-- Begin --
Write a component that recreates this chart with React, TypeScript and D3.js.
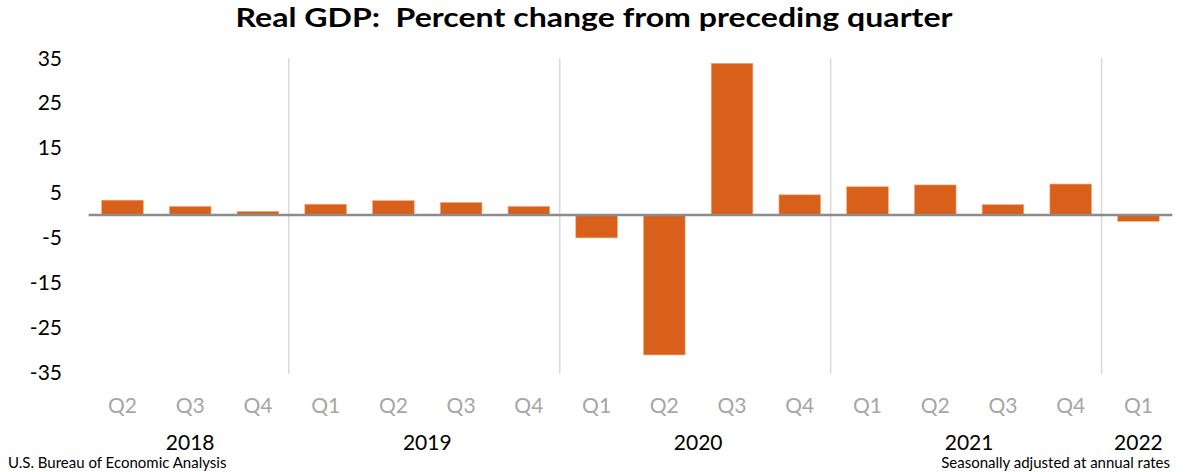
import React from "react";
import * as d3 from "d3";

const quarters = ["Q2","Q3","Q4","Q1","Q2","Q3","Q4","Q1","Q2","Q3","Q4","Q1","Q2","Q3","Q4","Q1"];
const yearOf = ["2018","2018","2018","2019","2019","2019","2019","2020","2020","2020","2020","2021","2021","2021","2021","2022"];
const values = [3.3, 1.9, 0.8, 2.4, 3.2, 2.8, 1.9, -5.1, -31.2, 33.8, 4.5, 6.3, 6.7, 2.3, 6.9, -1.4];
const yTicks = [35, 25, 15, 5, -5, -15, -25, -35];
const years = ["2018", "2019", "2020", "2021", "2022"];
const title = "Real GDP:  Percent change from preceding quarter";
const sourceNote = "U.S. Bureau of Economic Analysis";
const rateNote = "Seasonally adjusted at annual rates";

const W = 1185;
const H = 472;
const FONT = "Lato, 'Open Sans', sans-serif";

export default function App() {
  const idx = values.map((_, i) => i);
  const x = d3.scaleBand<number>().domain(idx).range([88.6, 1172.3]);
  const y = d3.scaleLinear().domain([-35, 35]).range([372, 58]);
  const step = x.step();
  const band0 = 88.6;
  const catCenter = (i: number) => (x(i) as number) + step / 2;

  const groups = years.map((yr) => {
    const ids = idx.filter((i) => yearOf[i] === yr);
    return { yr, first: ids[0], last: ids[ids.length - 1] };
  });

  return (
    <div style={{ position: "absolute", left: 0, top: 0 }}>
      <svg width={W} height={H} style={{ display: "block", background: "#fff" }}>
        <text x={594} y={27} textAnchor="middle" fontFamily={FONT} fontWeight={700} fontSize={27}
          textLength={717} lengthAdjust="spacingAndGlyphs" fill="#000" style={{ whiteSpace: "pre" }}>{title}</text>

        {groups.slice(1).map((g) => (
          <line key={g.yr} x1={(x(g.first) as number) - 3} x2={(x(g.first) as number) - 3}
            y1={y(35)} y2={374} stroke="#d9d9d9" strokeWidth={1.5} />
        ))}

        {yTicks.map((t) => (
          <text key={t} x={62} y={y(t)} dy="0.36em" textAnchor="end" fontFamily={FONT} fontSize={21} fill="#000">{t}</text>
        ))}

        {values.map((v, i) => (
          <rect key={i} x={catCenter(i) - 20.8} width={41.6}
            y={Math.min(y(v), y(0))} height={Math.abs(y(v) - y(0))}
            fill="#d9601a" stroke="#f2a779" strokeWidth={0.6} />
        ))}

        <line x1={band0} x2={band0 + step * values.length} y1={y(0)} y2={y(0)} stroke="#8c8c8c" strokeWidth={2.5} />

        {quarters.map((q, i) => (
          <text key={i} x={catCenter(i)} y={405} dy="0.36em" textAnchor="middle" fontFamily={FONT} fontSize={21} fill="#a6a6a6">{q}</text>
        ))}

        {groups.map((g) => (
          <text key={g.yr} x={(catCenter(g.first) + catCenter(g.last)) / 2} y={442} dy="0.36em" textAnchor="middle"
            fontFamily={FONT} fontSize={21} fill="#000">{g.yr}</text>
        ))}

        <text x={8} y={468} fontFamily={FONT} fontSize={15} fill="#000">{sourceNote}</text>
        <text x={1170} y={468} textAnchor="end" fontFamily={FONT} fontSize={15} fill="#000">{rateNote}</text>
      </svg>
    </div>
  );
}
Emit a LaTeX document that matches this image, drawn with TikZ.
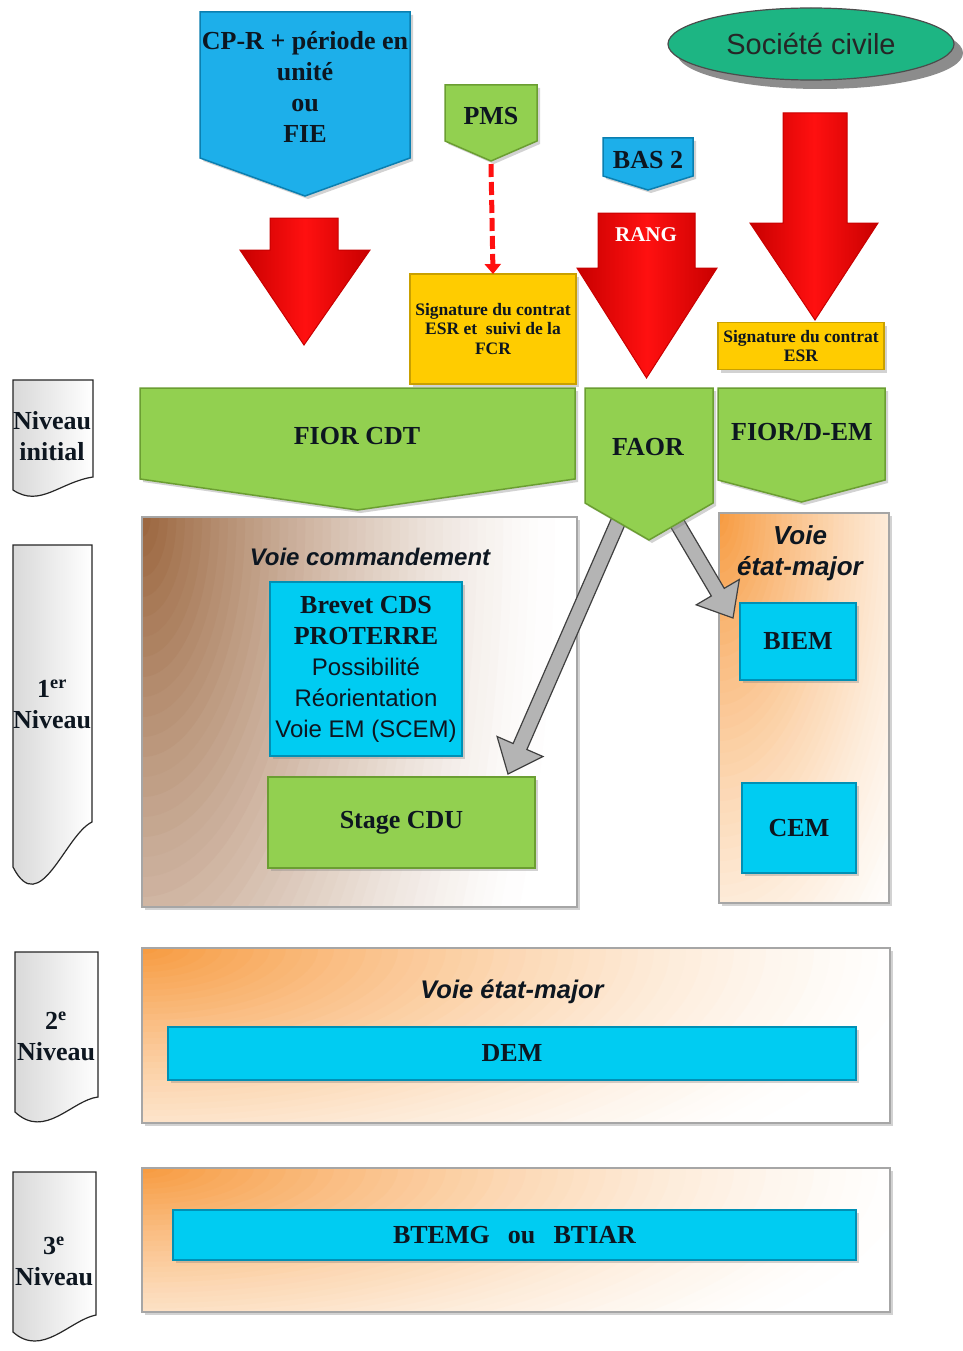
-- End --
## TASK INSTRUCTIONS
Please quote the lines of the material, beginning with the first and ending with the one that contains "import * as", exactly as written and without any pictures.

## ANSWER BELOW
Write a component that recreates this chart with React, TypeScript and D3.js.
import React from "react";
import * as d3 from "d3";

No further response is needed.